Search the listing below for the string "this" and show each line that contains it.

##### TASK DATA

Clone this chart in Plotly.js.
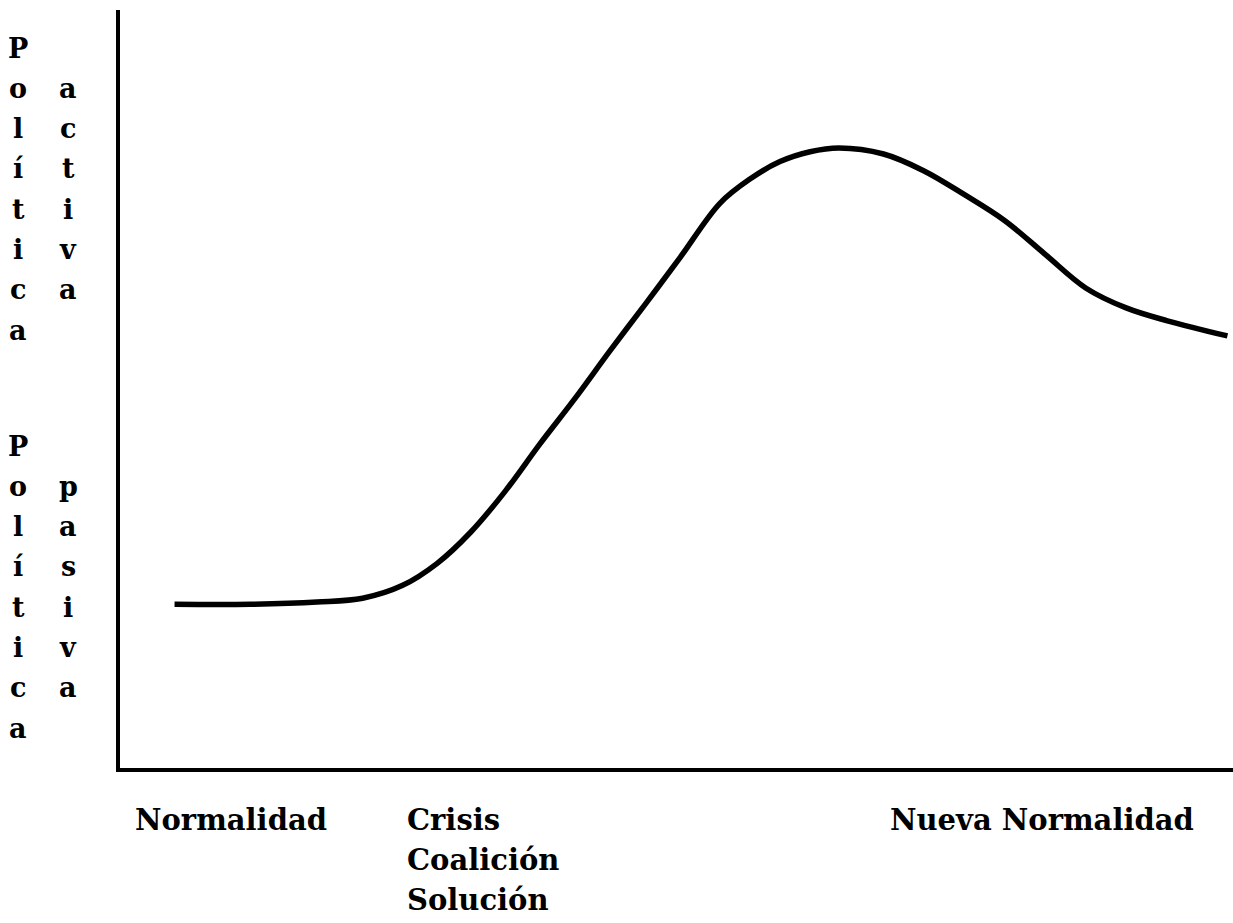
<!DOCTYPE html>
<html>
<head>
<meta charset="utf-8">
<script src="https://cdn.plot.ly/plotly-3.0.1.min.js"></script>
<style>
html, body { margin: 0; padding: 0; background: #ffffff; }
#chart { width: 1233px; height: 923px; }
</style>
</head>
<body>
<div id="chart"></div>
<script>
// ---- data ----
const tiempo = [4.9, 11.7, 17.7, 21.8, 25.4, 28.5, 31.5, 34.6, 37.7, 40.9, 44.0, 47.2, 50.3, 53.9, 56.6, 59.3, 62.0, 64.6, 68.6, 72.2, 75.8, 79.5, 83.1, 86.8, 90.4, 94.1, 99.5];
const politica = [21.6, 21.6, 21.9, 22.4, 24.1, 27.0, 31.1, 36.5, 42.7, 48.8, 55.0, 61.2, 67.3, 74.5, 77.7, 80.0, 81.3, 81.8, 81.0, 78.8, 75.7, 72.2, 67.8, 63.3, 60.7, 59.0, 57.0];

const fasesTexto = ["Normalidad", "Crisis<br>Coalición<br>Solución", "Nueva Normalidad"];
const fasesX = [1.2, 25.6, 69.0];

const palabraPolitica = "Política";
const palabraActiva = "activa";
const palabraPasiva = "pasiva";

// ---- layout constants ----
const W = 1233, H = 923;
const M = {l: 120, r: 0, t: 10, b: 155};
const plotW = W - M.l - M.r, plotH = H - M.t - M.b;
const pxToPaperX = px => (px - M.l) / plotW;
const pxToPaperY = py => (H - M.b - py) / plotH;

const serif = "DejaVu Serif, Liberation Serif, serif";
const annotations = [];

// vertical stacked letters
function addColumn(word, colX, firstCenterY, startRow) {
  const step = 40.3;
  Array.from(word).forEach((ch, i) => {
    annotations.push({
      xref: "paper", yref: "paper",
      x: pxToPaperX(colX), y: pxToPaperY(firstCenterY + (startRow + i) * step),
      xanchor: "center", yanchor: "middle",
      text: ch, showarrow: false,
      font: {family: serif, size: 27, color: "#000", weight: "bold"}
    });
  });
}
addColumn(palabraPolitica, 18, 48, 0);
addColumn(palabraActiva, 68, 48, 1);
addColumn(palabraPolitica, 18, 446, 0);
addColumn(palabraPasiva, 68, 446, 1);

// phase labels under the x axis
fasesTexto.forEach((t, i) => {
  const lines = t.split("<br>");
  lines.forEach((ln, j) => {
    annotations.push({
      xref: "x", yref: "paper",
      x: fasesX[i], y: pxToPaperY(820 + j * 40),
      xanchor: "left", yanchor: "middle",
      text: ln, showarrow: false,
      font: {family: serif, size: 29, color: "#000", weight: "bold"}
    });
  });
});

const trace = {
  x: tiempo, y: politica,
  type: "scatter", mode: "lines",
  line: {color: "#000", width: 5.5, shape: "spline", smoothing: 1.0},
  hoverinfo: "skip"
};

const layout = {
  width: W, height: H,
  margin: M,
  paper_bgcolor: "#ffffff", plot_bgcolor: "#ffffff",
  showlegend: false,
  xaxis: {range: [0, 100], showline: true, linewidth: 4, linecolor: "#000",
          showgrid: false, zeroline: false, showticklabels: false, ticks: ""},
  yaxis: {range: [0, 100], showline: true, linewidth: 4, linecolor: "#000",
          showgrid: false, zeroline: false, showticklabels: false, ticks: ""},
  annotations: annotations
};

Plotly.newPlot("chart", [trace], layout, {staticPlot: true, displayModeBar: false});
</script>
</body>
</html>
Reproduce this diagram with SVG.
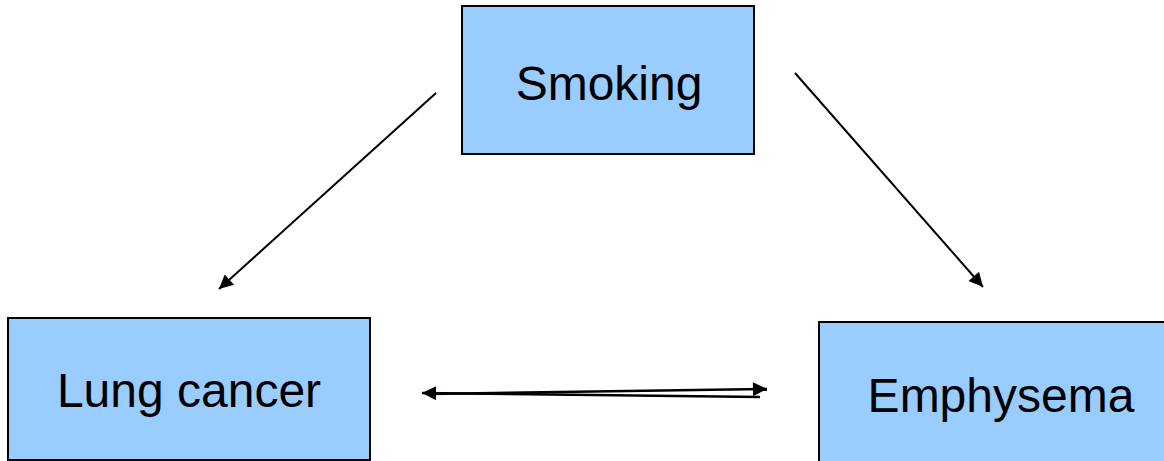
<svg xmlns="http://www.w3.org/2000/svg" width="1164" height="461" viewBox="0 0 1164 461">
  <style>
    .box { fill: #99ccff; stroke: #000; stroke-width: 2; }
    .label { font-family: "Liberation Sans", Arial, sans-serif; font-size: 48px; fill: #000; text-anchor: middle; }
    .edge { stroke: #000; stroke-width: 2; fill: none; marker-end: url(#head); }
    .thick { stroke-width: 2.5; }
  </style>
  <defs>
    <marker id="head" viewBox="0 0 10 10" refX="10" refY="5" markerUnits="userSpaceOnUse" markerWidth="17" markerHeight="14" orient="auto">
      <path d="M0,0 L10,5 L0,10 Z" fill="#000"/>
    </marker>
  </defs>
  <rect width="1164" height="461" fill="#fff"/>
  <g id="connectors">
    <line class="edge" x1="436" y1="93" x2="219" y2="289"/>
    <line class="edge" x1="795" y1="73" x2="983" y2="287"/>
    <line class="edge thick" x1="760" y1="397" x2="422" y2="393"/>
    <line class="edge thick" x1="430" y1="394" x2="767" y2="389"/>
  </g>
  <g id="smoking">
    <rect class="box" x="462" y="6" width="292" height="148"/>
    <text class="label" x="609" y="100">Smoking</text>
  </g>
  <g id="lung-cancer">
    <rect class="box" x="8" y="318" width="362" height="142"/>
    <text class="label" x="189" y="407">Lung cancer</text>
  </g>
  <g id="emphysema">
    <rect class="box" x="819" y="322" width="350" height="145"/>
    <text class="label" x="1001" y="412">Emphysema</text>
  </g>
</svg>
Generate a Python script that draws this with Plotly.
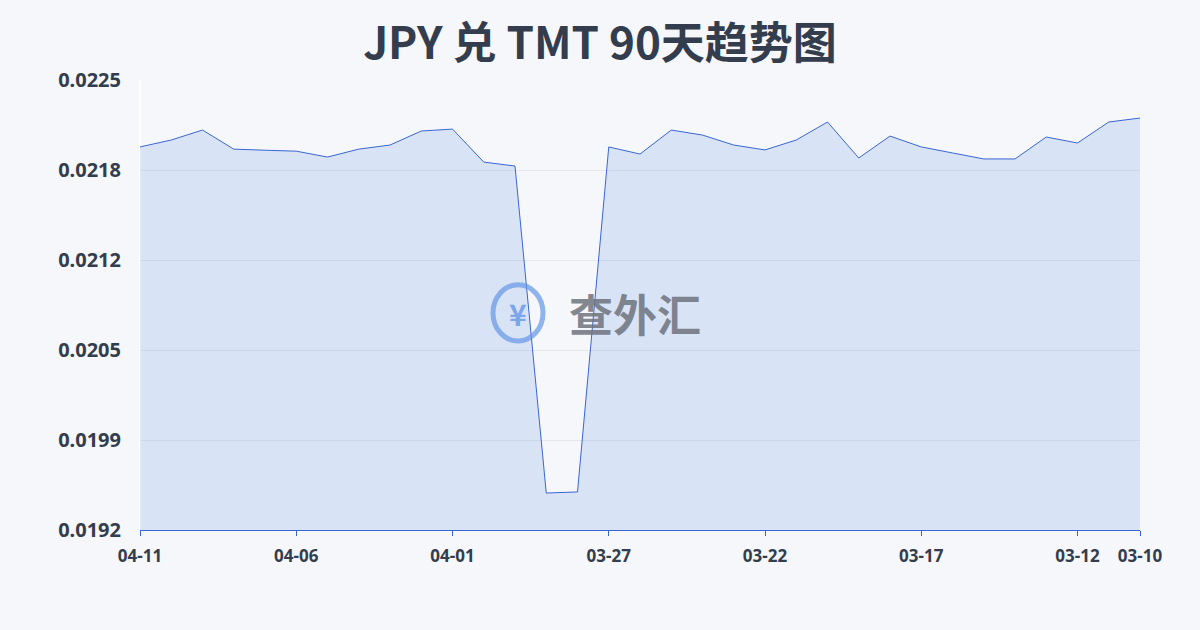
import pandas as pd
import plotly.graph_objects as go

dates = pd.date_range("2024-03-10", "2024-04-11", freq="D")[::-1].strftime("%m-%d").tolist()
rates = [0.022009, 0.02206, 0.022133, 0.021993, 0.021985, 0.021978, 0.021935, 0.021993,
         0.022023, 0.022126, 0.02214, 0.021898, 0.021869, 0.019471, 0.019479, 0.022009,
         0.021957, 0.022133, 0.022096, 0.022023, 0.021987, 0.02206, 0.022192, 0.021928,
         0.022089, 0.022009, 0.021965, 0.021921, 0.021921, 0.022082, 0.022038, 0.022192,
         0.022221]
tick_dates = ["04-11", "04-06", "04-01", "03-27", "03-22", "03-17", "03-12", "03-10"]
y_ticks = [0.0192, 0.01986, 0.02052, 0.02118, 0.02184, 0.0225]
y_labels = ["0.0192", "0.0199", "0.0205", "0.0212", "0.0218", "0.0225"]

fig = go.Figure()
fig.add_trace(go.Scatter(x=list(range(len(dates))), y=rates, mode="lines",
                         line=dict(color="#3a66d4", width=1),
                         fill="tozeroy", fillcolor="rgba(120,160,230,0.22)"))

fig.update_layout(
    width=1200, height=630,
    paper_bgcolor="#f5f7fa", plot_bgcolor="#f5f7fa",
    margin=dict(l=140, r=60, t=80, b=100),
    showlegend=False,
    font=dict(family="Noto Sans CJK SC", color="#333d4d"),
    title=dict(text="<b>JPY 兑 TMT 90天趋势图</b>", x=0.5, y=0.955, xanchor="center",
               font=dict(size=44, color="#333d4d")),
)
fig.update_xaxes(range=[0, len(dates) - 1],
                 tickvals=[dates.index(d) for d in tick_dates],
                 ticktext=["<b>%s</b>" % d for d in tick_dates],
                 showgrid=False, showline=True, linecolor="#3a66d4", ticks="outside",
                 ticklen=5, tickcolor="#3a66d4", ticklabelstandoff=6,
                 tickfont=dict(size=17, color="#333d4d", family="Noto Sans"))
fig.update_yaxes(range=[0.0192, 0.0225], tickvals=y_ticks,
                 ticktext=["<b>%s</b>" % t for t in y_labels],
                 showgrid=True, gridcolor="#e3e7ee", zeroline=False,
                 ticklabelstandoff=18,
                 tickfont=dict(size=20, color="#333d4d", family="Noto Sans"))

# watermark
fig.add_shape(type="circle", xref="paper", yref="paper", x0=0.353, x1=0.403, y0=0.42, y1=0.545,
              line=dict(color="rgba(100,150,230,0.7)", width=5))
fig.add_annotation(text="<b>¥</b>", x=0.378, y=0.482, xref="paper", yref="paper",
                   showarrow=False, font=dict(size=30, color="rgba(100,150,230,0.8)"))
fig.add_annotation(text="<b>查外汇</b>", x=0.495, y=0.482, xref="paper", yref="paper",
                   showarrow=False, font=dict(size=44, color="rgba(110,115,125,0.85)"))

fig.write_html("out.html", config={"displayModeBar": False},
               post_script="document.body.style.margin='0';")
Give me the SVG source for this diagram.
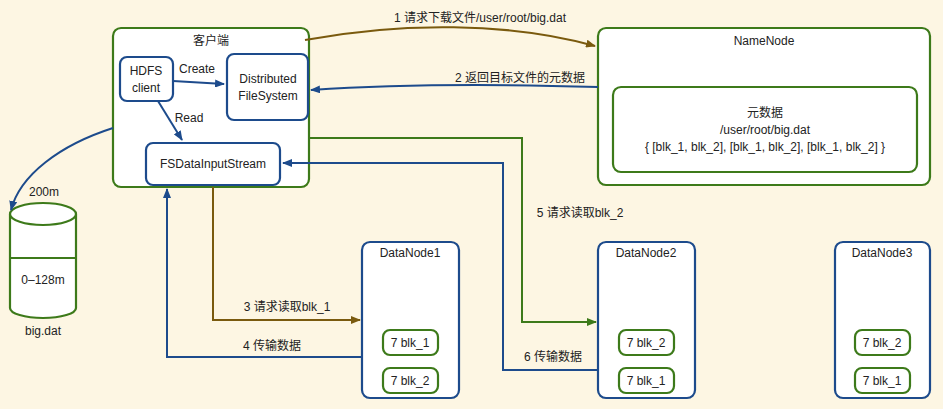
<svg xmlns="http://www.w3.org/2000/svg" width="943" height="409" viewBox="0 0 943 409">
<style>
text{font-family:"Liberation Sans","Noto Sans CJK SC",sans-serif;font-size:12px;fill:#222;text-anchor:middle}
.g{fill:#fff;stroke:#3d7a1a;stroke-width:2.2}
.b{fill:#fff;stroke:#1d4b8c;stroke-width:2.2}
.cb{fill:none;stroke:#1d4b8c;stroke-width:2}
.cn{fill:none;stroke:#7a5a0e;stroke-width:2}
.cg{fill:none;stroke:#3d7a1a;stroke-width:2}
</style>
<defs>
<marker id="ab" markerWidth="10" markerHeight="8" refX="9" refY="4" orient="auto" markerUnits="userSpaceOnUse"><path d="M0,0L10,4L0,8z" fill="#1d4b8c"/></marker>
<marker id="an" markerWidth="10" markerHeight="8" refX="9" refY="4" orient="auto" markerUnits="userSpaceOnUse"><path d="M0,0L10,4L0,8z" fill="#7a5a0e"/></marker>
<marker id="ag" markerWidth="10" markerHeight="8" refX="9" refY="4" orient="auto" markerUnits="userSpaceOnUse"><path d="M0,0L10,4L0,8z" fill="#3d7a1a"/></marker>
</defs>
<rect width="943" height="409" fill="#fdf6e3"/>
<g id="client"><rect class="g" x="113" y="28" width="196" height="159" rx="8"/><text x="211" y="45">客户端</text></g>
<g id="hdfs"><rect class="b" x="120" y="57" width="53" height="44" rx="7"/><text x="146" y="75">HDFS</text><text x="146" y="92">client</text></g>
<g id="dfs"><rect class="b" x="227" y="54" width="81" height="66" rx="7"/><text x="268" y="83">Distributed</text><text x="268" y="100">FileSystem</text></g>
<g id="fsin"><rect class="b" x="146" y="143" width="134" height="42" rx="7"/><text x="213" y="168">FSDataInputStream</text></g>
<g id="bigdat">
<path class="g" d="M10,214 V308 A33,10 0 0 0 76,308 V214"/>
<ellipse class="g" cx="43" cy="214" rx="33" ry="11"/>
<line x1="10" y1="258" x2="76" y2="258" stroke="#3d7a1a" stroke-width="2"/>
<text x="43" y="284">0–128m</text><text x="43" y="335">big.dat</text><text x="44" y="196">200m</text>
</g>
<g id="namenode"><rect class="g" x="598" y="28" width="332" height="157" rx="8"/><text x="764" y="45">NameNode</text>
<rect class="g" x="613" y="87" width="304" height="85" rx="8"/>
<text x="765" y="117">元数据</text><text x="765" y="134">/user/root/big.dat</text><text x="765" y="151">{ [blk_1, blk_2], [blk_1, blk_2], [blk_1, blk_2] }</text></g>
<g id="dn1"><rect class="b" x="362" y="242" width="97" height="156" rx="8"/><text x="410" y="257">DataNode1</text>
<rect class="g" x="383" y="330" width="55" height="25" rx="7"/><text x="410" y="347">7 blk_1</text>
<rect class="g" x="383" y="368" width="55" height="25" rx="7"/><text x="410" y="385">7 blk_2</text></g>
<g id="dn2"><rect class="b" x="598" y="242" width="97" height="156" rx="8"/><text x="646" y="257">DataNode2</text>
<rect class="g" x="619" y="330" width="55" height="25" rx="7"/><text x="646" y="347">7 blk_2</text>
<rect class="g" x="619" y="368" width="55" height="25" rx="7"/><text x="646" y="385">7 blk_1</text></g>
<g id="dn3"><rect class="b" x="835" y="242" width="95" height="156" rx="8"/><text x="882" y="257">DataNode3</text>
<rect class="g" x="855" y="330" width="55" height="25" rx="7"/><text x="882" y="347">7 blk_2</text>
<rect class="g" x="855" y="368" width="55" height="25" rx="7"/><text x="882" y="385">7 blk_1</text></g>
<g id="connectors">
<path class="cb" d="M173,81 L224,84" marker-end="url(#ab)"/><text x="197" y="73">Create</text>
<path class="cb" d="M158,101 L182,140" marker-end="url(#ab)"/><text x="189" y="122">Read</text>
<path class="cb" d="M113,128 C60,145 20,175 11,210" marker-end="url(#ab)"/>
<path class="cn" d="M305,40 C400,22 510,22 595,46" marker-end="url(#an)"/><text x="480" y="22">1 请求下载文件/user/root/big.dat</text>
<path class="cb" d="M598,87 C500,84 400,84 311,90" marker-end="url(#ab)"/><text x="520" y="82">2 返回目标文件的元数据</text>
<path class="cg" d="M309,138 H522 V322 H596" marker-end="url(#ag)"/><text x="580" y="217">5 请求读取blk_2</text>
<path class="cb" d="M598,370 H503 V163 H283" marker-end="url(#ab)"/><text x="553" y="361">6 传输数据</text>
<path class="cn" d="M213,187 V320 H360" marker-end="url(#an)"/><text x="287" y="311">3 请求读取blk_1</text>
<path class="cb" d="M362,357 H167 V189" marker-end="url(#ab)"/><text x="272" y="350">4 传输数据</text>
</g>
</svg>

##########

> **ANSWER FOR THE TASK**:
Clone this chart in Plotly.js.
Reproduce this diagram with SVG.
Generate a Python script that draws this with Plotly.
Give me the SVG source for this diagram.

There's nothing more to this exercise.